5. Indeed, one of the most beloved poems in the English language was written while its author was on his way to visit Frost.

Edward Thomas’s best-known poem, ‘Adlestrop’, is about a train journey through the Cotswolds in southern England, during the course of which the train makes an unscheduled stop at the titular railway station. This poem, with its evocation of the English countryside, is widely anthologised.

And the person Thomas was on his way to visit? None other than his friend Robert Frost.

6. Robert Frost gave a reading at John F. Kennedy’s presidential inauguration – but read the wrong poem.

Frost was invited to read a poem at the inauguration of John F. Kennedy in 1961. However, as he prepared to read the poem he had written specially for the occasion, ‘For John F. Kennedy His Inauguration’, Frost found he was unable to read the words of his poem on the paper, so bright was the glare of the sun.

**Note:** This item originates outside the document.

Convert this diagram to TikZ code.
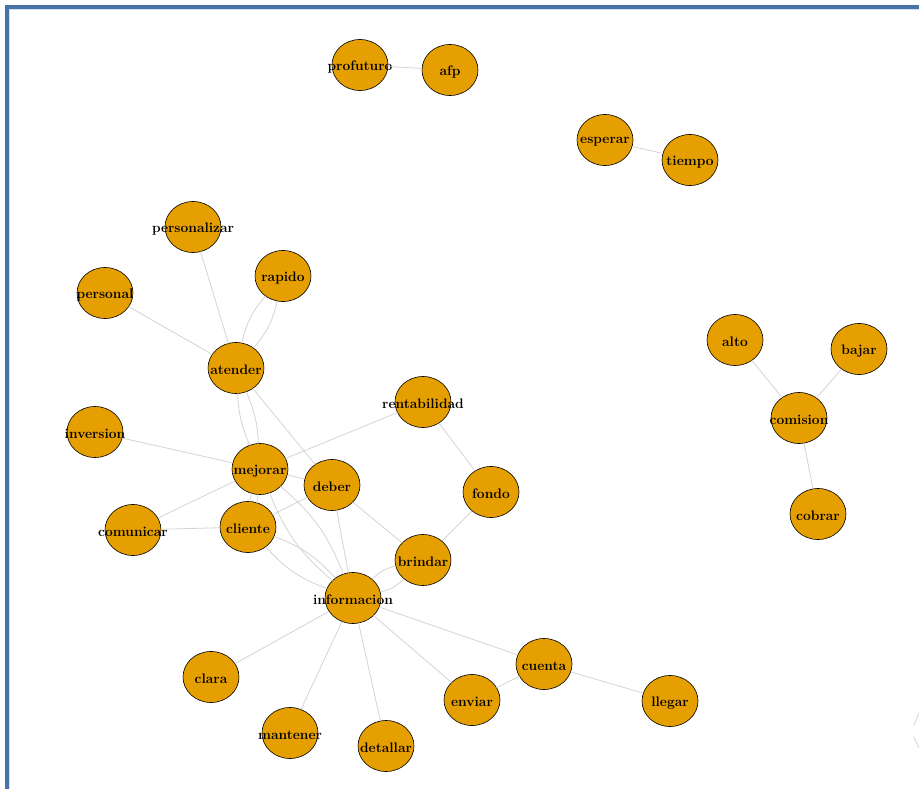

So instead, he began to recite one of his earlier poems, from memory: ‘The Gift Outright’. Most critics agree that ‘The Gift Outright’ is a superior poem to the inauguration poem Frost had written, and ‘The Gift Outright’ is now more or less synonymous with Kennedy’s inauguration.

7. Many readers misread the ending to one of his most famous poems.

In ‘The Road Not Taken’ (1915), Frost describes arriving at a fork in the road while walking through the woods. He cannot really distinguish between the two paths ahead, so he chooses the one that appears ‘less travelled by’.

Many people interpret this gesture as a symbol of independence, a desire to take ‘the road less travelled’ and not follow where everyone else leads. But as the context of this stanza within the broader poem reveals, the poem is as much about the stories we tell ourselves about our decisions – even if they’re largely fabrications – as it is about self-determination and being unconventional.

8. And the recurring line in another of Frost’s well-known poems is also often misinterpreted.

In his poem ‘Mending Wall’, Frost describes the annual act of rebuilding the stone wall between his house and his neighbour’s. The poem contains the recurring line ‘Good fences make good neighbours.’

Some readers interpret this line as Frost’s own view. But the poem is subtler than this, as we explore in a separate post. Frost is contrasting two approaches to life and human relationships: the approach embodied by Frost himself in the poem (or by the speaker of his poem, at least), and the approach represented by his neighbour. It is Frost’s neighbour, rather than Frost himself (or Frost’s speaker), who insists: ‘Good fences make good neighbours.’

9. He described free verse as ‘like playing tennis with the net down’.

Despite being a contemporary of modernists like William Carlos Williams and T. S. Eliot, Robert Frost had a few sharp words to say about free verse, which he likened to ‘playing tennis with the net down’, implying that there were no rules in free verse.

10. He won no fewer than four Pulitzer Prizes.

Frost became perhaps the best-known – and bestselling – American poet of the twentieth century, but he also attracted critical acclaim. He won Pulitzer Prizes for his poetry in 1924, 1931, 1937, and 1943.

Frost attracted other honours. In July 1961, two years before his death, Frost was named the poet laureate of Vermont, and he even visited Nikita Khrushchev in Moscow, during the Cold War.